My interests include, but are not limited to: heliophysics, space physics, upper atmosphere and ionosphere, magnetosphere-ionosphere coupling, and exoplanets.
Early in my research career, I researched habitability of exoplanets by modeling theoretical abiotic terrestrial atmospheres and analyzing their simulated atmospheric composition for biosignatures. More recently, I have become more enamored with the near-Earth environment. My dissertation thesis is a model-observation comparative study of the ionospheric current systems. Using SuperMAG and AMPERE datasets, I have quantified the relationship between field-aligned currents and the auroral electrojet. Additionally, I have quantified the seasonal asymmetry in these currents for the first time using the SME index. As a natural segue, I have investigated global MHD models’ ability to reproduce the observed interhemispheric asymmetries, magnitudes, and relationship of the electrojets and FACs. I have determined that the Space Weather Modeling Framework does reproduce the current-closure relationship, despite underestimating the currents and its inability to replicate reality.
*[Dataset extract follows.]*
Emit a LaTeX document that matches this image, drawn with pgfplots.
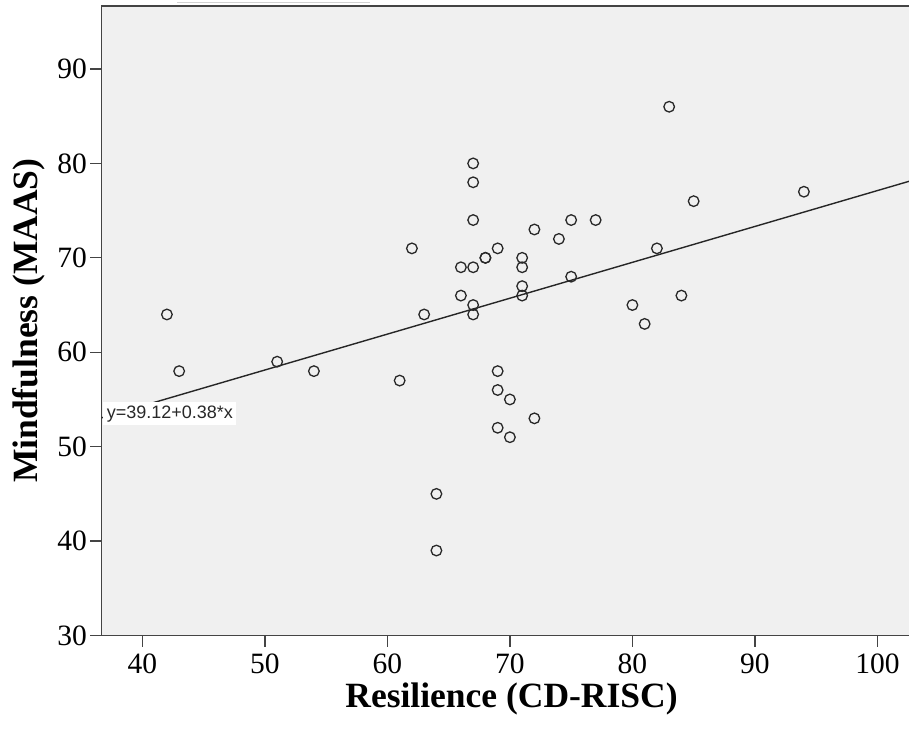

Currently, I am working on expanding my previous research by validating the behavior of the small-scale structure structure of these FACs as well as these currents relationship to particle precipitation. This work will quantify the model's performant using skill scores and contingency tables for dichotomous forecasts. The results will reveal weaknesses and highlight when and where the models perform best. Which is imperative to the advancement of the space weather prediction as these models are at the forefront of space weather modeling forecasts.
A long-term goal of mine is to become a PI on a NASA mission. Ideally this mission would be just as interdisciplinary as my interest.